■ What to produce ■
Read the lines that follow and pick out every one containing the word "this".

— START —

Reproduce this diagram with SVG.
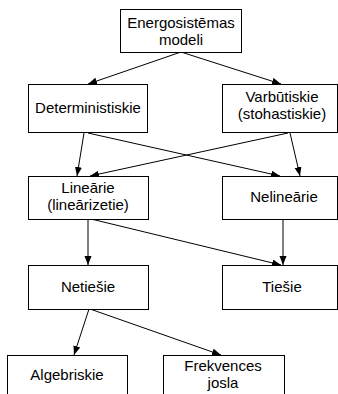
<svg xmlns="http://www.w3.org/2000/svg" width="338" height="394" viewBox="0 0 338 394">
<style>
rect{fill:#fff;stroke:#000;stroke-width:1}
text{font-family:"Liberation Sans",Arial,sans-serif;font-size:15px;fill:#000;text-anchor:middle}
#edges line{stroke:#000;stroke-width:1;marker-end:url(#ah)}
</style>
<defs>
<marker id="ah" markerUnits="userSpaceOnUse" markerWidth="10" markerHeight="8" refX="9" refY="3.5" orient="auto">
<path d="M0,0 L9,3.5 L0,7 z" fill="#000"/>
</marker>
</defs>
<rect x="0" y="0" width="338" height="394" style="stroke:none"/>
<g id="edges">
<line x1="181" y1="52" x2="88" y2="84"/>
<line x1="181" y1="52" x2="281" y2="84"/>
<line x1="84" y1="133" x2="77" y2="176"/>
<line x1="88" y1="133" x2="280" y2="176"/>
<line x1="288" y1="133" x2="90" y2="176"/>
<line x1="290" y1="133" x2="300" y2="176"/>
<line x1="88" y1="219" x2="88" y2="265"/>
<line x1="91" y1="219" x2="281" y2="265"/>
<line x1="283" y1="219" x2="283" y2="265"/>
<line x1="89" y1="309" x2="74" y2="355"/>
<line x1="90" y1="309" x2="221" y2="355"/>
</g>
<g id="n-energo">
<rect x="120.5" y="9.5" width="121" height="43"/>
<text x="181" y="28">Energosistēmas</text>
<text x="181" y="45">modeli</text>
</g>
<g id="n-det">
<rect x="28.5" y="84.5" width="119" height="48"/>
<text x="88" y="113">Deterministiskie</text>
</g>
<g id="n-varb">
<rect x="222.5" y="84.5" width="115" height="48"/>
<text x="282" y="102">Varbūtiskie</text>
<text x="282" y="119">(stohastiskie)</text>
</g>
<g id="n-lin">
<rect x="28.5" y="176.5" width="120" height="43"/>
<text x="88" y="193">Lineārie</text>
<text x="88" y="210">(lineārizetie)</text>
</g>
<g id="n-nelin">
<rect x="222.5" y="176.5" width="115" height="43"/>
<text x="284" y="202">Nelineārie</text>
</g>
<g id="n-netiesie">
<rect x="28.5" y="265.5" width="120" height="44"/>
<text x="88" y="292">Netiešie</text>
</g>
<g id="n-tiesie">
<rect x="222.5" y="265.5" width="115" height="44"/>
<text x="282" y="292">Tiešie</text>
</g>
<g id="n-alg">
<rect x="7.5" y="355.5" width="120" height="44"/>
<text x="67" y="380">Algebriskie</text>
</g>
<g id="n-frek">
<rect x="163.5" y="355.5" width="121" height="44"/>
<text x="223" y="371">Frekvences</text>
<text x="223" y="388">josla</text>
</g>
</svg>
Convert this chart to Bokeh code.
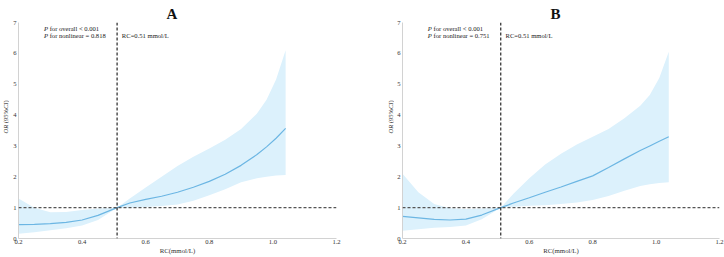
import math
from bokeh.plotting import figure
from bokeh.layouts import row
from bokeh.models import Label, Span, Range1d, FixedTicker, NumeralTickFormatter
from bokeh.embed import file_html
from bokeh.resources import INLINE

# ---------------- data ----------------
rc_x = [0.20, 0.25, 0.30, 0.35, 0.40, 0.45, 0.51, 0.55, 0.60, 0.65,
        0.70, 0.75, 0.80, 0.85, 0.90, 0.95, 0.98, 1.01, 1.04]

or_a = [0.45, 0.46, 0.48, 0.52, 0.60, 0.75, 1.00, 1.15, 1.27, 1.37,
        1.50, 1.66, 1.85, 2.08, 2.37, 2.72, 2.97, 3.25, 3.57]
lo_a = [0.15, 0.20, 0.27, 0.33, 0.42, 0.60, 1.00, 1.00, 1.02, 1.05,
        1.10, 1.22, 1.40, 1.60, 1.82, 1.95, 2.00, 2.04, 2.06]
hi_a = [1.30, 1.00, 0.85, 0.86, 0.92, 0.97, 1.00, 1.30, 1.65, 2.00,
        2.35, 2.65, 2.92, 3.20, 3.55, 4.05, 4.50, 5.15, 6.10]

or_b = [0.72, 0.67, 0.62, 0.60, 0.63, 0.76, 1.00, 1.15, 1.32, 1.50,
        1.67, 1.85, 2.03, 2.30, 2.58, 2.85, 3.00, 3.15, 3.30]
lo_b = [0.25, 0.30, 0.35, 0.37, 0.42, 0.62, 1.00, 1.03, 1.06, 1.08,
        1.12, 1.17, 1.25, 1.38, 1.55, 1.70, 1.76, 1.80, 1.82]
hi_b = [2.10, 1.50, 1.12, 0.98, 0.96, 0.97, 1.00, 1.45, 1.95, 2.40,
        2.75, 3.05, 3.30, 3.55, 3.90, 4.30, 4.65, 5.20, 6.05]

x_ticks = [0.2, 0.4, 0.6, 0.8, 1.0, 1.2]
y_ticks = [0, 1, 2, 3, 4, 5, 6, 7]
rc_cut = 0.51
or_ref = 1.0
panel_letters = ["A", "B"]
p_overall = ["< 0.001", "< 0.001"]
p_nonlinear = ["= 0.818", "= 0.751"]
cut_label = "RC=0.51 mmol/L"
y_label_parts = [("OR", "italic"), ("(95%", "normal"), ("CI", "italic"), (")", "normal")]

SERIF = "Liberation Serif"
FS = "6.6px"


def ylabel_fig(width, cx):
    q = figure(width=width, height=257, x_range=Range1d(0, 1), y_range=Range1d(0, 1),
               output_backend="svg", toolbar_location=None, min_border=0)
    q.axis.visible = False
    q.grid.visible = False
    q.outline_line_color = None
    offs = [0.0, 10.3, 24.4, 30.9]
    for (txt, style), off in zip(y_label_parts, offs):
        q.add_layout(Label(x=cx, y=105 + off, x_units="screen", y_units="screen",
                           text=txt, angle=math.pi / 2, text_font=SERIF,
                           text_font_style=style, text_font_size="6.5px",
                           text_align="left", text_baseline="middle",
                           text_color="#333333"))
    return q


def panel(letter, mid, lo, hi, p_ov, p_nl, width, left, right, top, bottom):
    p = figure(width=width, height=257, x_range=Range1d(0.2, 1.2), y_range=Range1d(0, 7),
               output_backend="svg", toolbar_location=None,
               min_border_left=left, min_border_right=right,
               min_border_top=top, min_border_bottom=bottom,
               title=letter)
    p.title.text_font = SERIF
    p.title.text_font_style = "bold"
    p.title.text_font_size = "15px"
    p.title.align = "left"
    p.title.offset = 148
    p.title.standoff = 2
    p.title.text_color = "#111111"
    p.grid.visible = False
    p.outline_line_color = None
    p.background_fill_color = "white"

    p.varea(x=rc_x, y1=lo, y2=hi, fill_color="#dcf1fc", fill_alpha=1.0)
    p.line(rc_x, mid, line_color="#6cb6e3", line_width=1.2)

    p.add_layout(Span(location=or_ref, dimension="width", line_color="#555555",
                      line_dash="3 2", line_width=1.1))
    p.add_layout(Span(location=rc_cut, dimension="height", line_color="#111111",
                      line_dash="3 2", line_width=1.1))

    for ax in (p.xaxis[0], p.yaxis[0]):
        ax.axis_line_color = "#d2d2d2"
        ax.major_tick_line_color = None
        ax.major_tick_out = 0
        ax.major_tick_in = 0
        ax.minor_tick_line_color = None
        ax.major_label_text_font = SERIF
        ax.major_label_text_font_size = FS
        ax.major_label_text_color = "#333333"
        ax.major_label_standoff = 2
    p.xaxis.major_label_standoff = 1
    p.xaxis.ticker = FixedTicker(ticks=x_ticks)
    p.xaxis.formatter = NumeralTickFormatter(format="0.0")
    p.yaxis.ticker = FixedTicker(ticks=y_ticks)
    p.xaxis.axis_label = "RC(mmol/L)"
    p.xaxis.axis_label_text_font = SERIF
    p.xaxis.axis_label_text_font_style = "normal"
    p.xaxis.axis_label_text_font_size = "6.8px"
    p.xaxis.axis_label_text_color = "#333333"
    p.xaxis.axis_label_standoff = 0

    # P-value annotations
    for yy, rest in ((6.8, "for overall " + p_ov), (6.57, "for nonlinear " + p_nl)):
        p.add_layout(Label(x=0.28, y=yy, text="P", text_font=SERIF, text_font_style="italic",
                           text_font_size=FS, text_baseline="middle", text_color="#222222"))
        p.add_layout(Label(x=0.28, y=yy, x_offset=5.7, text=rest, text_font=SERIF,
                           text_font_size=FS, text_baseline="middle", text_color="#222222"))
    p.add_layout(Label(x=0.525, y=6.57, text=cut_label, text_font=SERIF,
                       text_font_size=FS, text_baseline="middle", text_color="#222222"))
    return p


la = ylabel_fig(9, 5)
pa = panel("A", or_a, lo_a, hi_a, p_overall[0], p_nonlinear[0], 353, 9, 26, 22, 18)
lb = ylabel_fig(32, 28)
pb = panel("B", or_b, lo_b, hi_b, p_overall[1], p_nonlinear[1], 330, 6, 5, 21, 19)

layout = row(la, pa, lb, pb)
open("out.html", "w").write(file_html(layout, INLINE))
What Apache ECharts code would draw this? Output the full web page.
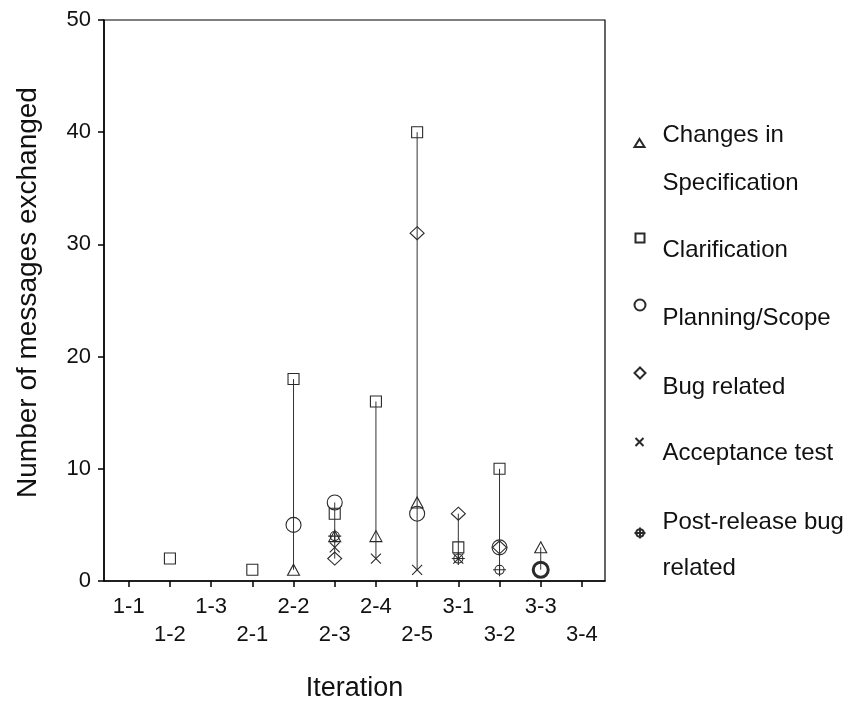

— END —

■ Expected answer ■
Reproduce this diagram with SVG.
Convert this chart to Bokeh code.
What Apache ECharts code would draw this? Output the full web page.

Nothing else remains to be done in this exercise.